Mormon teacher and musician

Irene Colvin Corbett (August 6, 1881 - April 15, 1912) was a musician, teacher and nurse from Payson, Utah and the only Mormon to die during the Sinking of the Titanic.

== Ancestry ==
Irene's paternal family came to America around 1677 when Irene's 5th great-grandfather John Colvin moved to the Massachusetts Bay Colony from Glasgow, Scotland. Irene's maternal family moved to America around 1635 when Irene's 6th great-grandfather Zacheus Curtis moved to Salem, Massachusetts from Wiltshire, England.

== Life ==
Irene was born to Levi Alexander Colvin (1857–1928) and Mary Alice Curtis (1858–1940), Levi was a Mormon bishop and county official who married Mary in 1880. Irene graduated from Provo Academy with a teaching certificate and taught in an elementary school, Peteetneet Academy, a profession she left behind upon her marriage with Walter Corbett on 11 December 1905. Irene and Walter had 3 children together, Walter Colvin (b. 16 December 1906), Kady Roene (b. 5 November 1908) and Mack Colvin (b. 27 December 1910); according to the 1910 census, Irene and her family were living in Pleasant View, Utah. In the winter of 1911, Irene traveled to London to study midwifery despite Walter's wishes.

== RMS Titanic ==
Irene traveled to Southampton and boarded the RMS Titanic on April 10, 1912, to return to Utah; Irene was one of 14 second class women to die during the sinking. Irene's father, unaware of her death sent a telegram to White Star Line asking about his daughter to which they responded with the following two messages:

"New York, April 19, Levi Colvin, Provo, Utah. Neither the name of Mrs Irene Corbett nor anything like it appears on the Titanic's second cabin list of passengers as having sailed from Southampton. WHITE STAR LINE."

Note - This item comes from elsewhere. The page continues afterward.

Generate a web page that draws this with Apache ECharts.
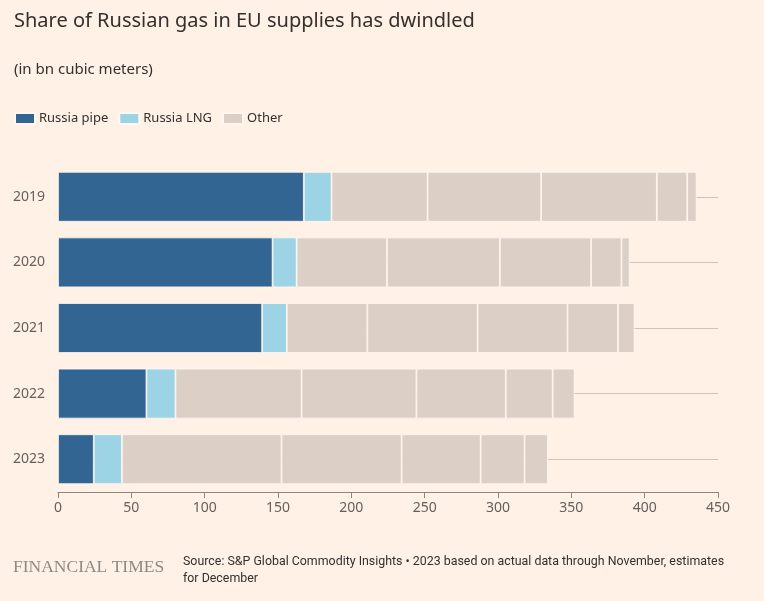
<!DOCTYPE html>
<html>
<head>
<meta charset="utf-8">
<script src="https://cdn.jsdelivr.net/npm/echarts@6/dist/echarts.min.js"></script>
<style>
  html, body { margin: 0; padding: 0; background: #fff1e5; }
  #chart { width: 764px; height: 601px; }
</style>
</head>
<body>
<div id="chart"></div>
<script>
// EU gas supplies, bn cubic meters
const years = ['2019', '2020', '2021', '2022', '2023']
const russiaPipe = [167.6, 146.3, 139.2, 60.3, 24.4]
const russiaLng = [18.9, 16.4, 16.8, 19.8, 19.2]
// "Other" is split into several sources, all drawn in the same colour
const otherA = [65.5, 61.6, 54.9, 86.0, 108.8]
const otherB = [77.4, 77.0, 75.2, 78.3, 81.9]
const otherC = [78.9, 62.2, 61.3, 60.9, 53.9]
const otherD = [20.7, 20.7, 34.4, 32.0, 29.9]
const otherE = [6.4, 5.5, 11.3, 14.9, 15.9]
const xTicks = [0, 50, 100, 150, 200, 250, 300, 350, 400, 450]

const textColor = '#33302e'
const axisColor = '#66605c'
const otherColor = '#dccfc6'

function barSeries (name, data, color) {
  return {
    name: name,
    type: 'bar',
    stack: 'total',
    data: data,
    barCategoryGap: '24%',
    itemStyle: { color: color, borderColor: '#fff8f2', borderWidth: 0.8 },
    emphasis: { disabled: true }
  }
}

const chart = echarts.init(document.getElementById('chart'))

const series = [
  barSeries('Russia pipe', russiaPipe, '#336592'),
  barSeries('Russia LNG', russiaLng, '#9dd4e5'),
  barSeries('Other', otherA, otherColor),
  barSeries('Other', otherB, otherColor),
  barSeries('Other', otherC, otherColor),
  barSeries('Other', otherD, otherColor),
  barSeries('Other', otherE, otherColor)
]
// horizontal rules through the middle of each bar, behind the bars
series[0].markLine = {
  silent: true,
  z: 1,
  symbol: 'none',
  label: { show: false },
  lineStyle: { color: '#cec3b9', width: 1, type: 'solid' },
  data: years.map(y => ({ yAxis: y }))
}

chart.setOption({
  backgroundColor: '#fff1e5',
  animation: false,
  title: [
    {
      text: 'Share of Russian gas in EU supplies has dwindled',
      left: 14, top: 11, padding: 0,
      textStyle: { fontFamily: 'Noto Sans', fontSize: 20, fontWeight: 'normal', color: textColor }
    },
    {
      text: '(in bn cubic meters)',
      left: 14, top: 62, padding: 0,
      textStyle: { fontFamily: 'Noto Sans', fontSize: 15, fontWeight: 'normal', color: textColor }
    }
  ],
  legend: {
    data: ['Russia pipe', 'Russia LNG', 'Other'],
    left: 14, top: 112, padding: 0,
    itemWidth: 20, itemHeight: 11, itemGap: 10,
    icon: 'rect',
    selectedMode: false,
    textStyle: { fontFamily: 'Noto Sans', fontSize: 13, color: textColor, padding: [0, 0, 0, -1] }
  },
  grid: { left: 58, right: 46, top: 164, height: 328, containLabel: false },
  xAxis: {
    type: 'value',
    min: xTicks[0],
    max: xTicks[xTicks.length - 1],
    interval: 50,
    axisLine: { show: true, lineStyle: { color: '#8c8580', width: 1 } },
    axisTick: { show: true, length: 6, lineStyle: { color: '#8c8580' } },
    axisLabel: { fontFamily: 'Noto Sans', fontSize: 14, color: axisColor, margin: 9 },
    splitLine: { show: false }
  },
  yAxis: {
    type: 'category',
    data: years,
    inverse: true,
    axisLine: { show: false },
    axisTick: { show: false },
    axisLabel: { fontFamily: 'Noto Sans', fontSize: 14, color: axisColor, margin: 13 },
    splitLine: { show: false }
  },
  series: series,
  graphic: [
    {
      type: 'text', left: 13, top: 558,
      style: { text: 'FINANCIAL TIMES', font: '17.5px "Liberation Serif"', fill: '#8f8a85' }
    },
    {
      type: 'text', left: 183, top: 553,
      style: {
        text: 'Source: S&P Global Commodity Insights • 2023 based on actual data through November, estimates\nfor December',
        font: '12.4px "Roboto"', fill: textColor, lineHeight: 17
      }
    }
  ]
})
</script>
</body>
</html>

"New York, April 19, Levi Colvin, Provo, Utah. Now find name of Mrs Irene C. Corbett is on the list of passengers having sailed from Southampton, but regret is not a survivor on Carpathia. WHITE STAR LINE." Irene's widower remarried in 1914 but died on February 4, 1917, after a mining accident and their children were given to Levi and Mary Colvin.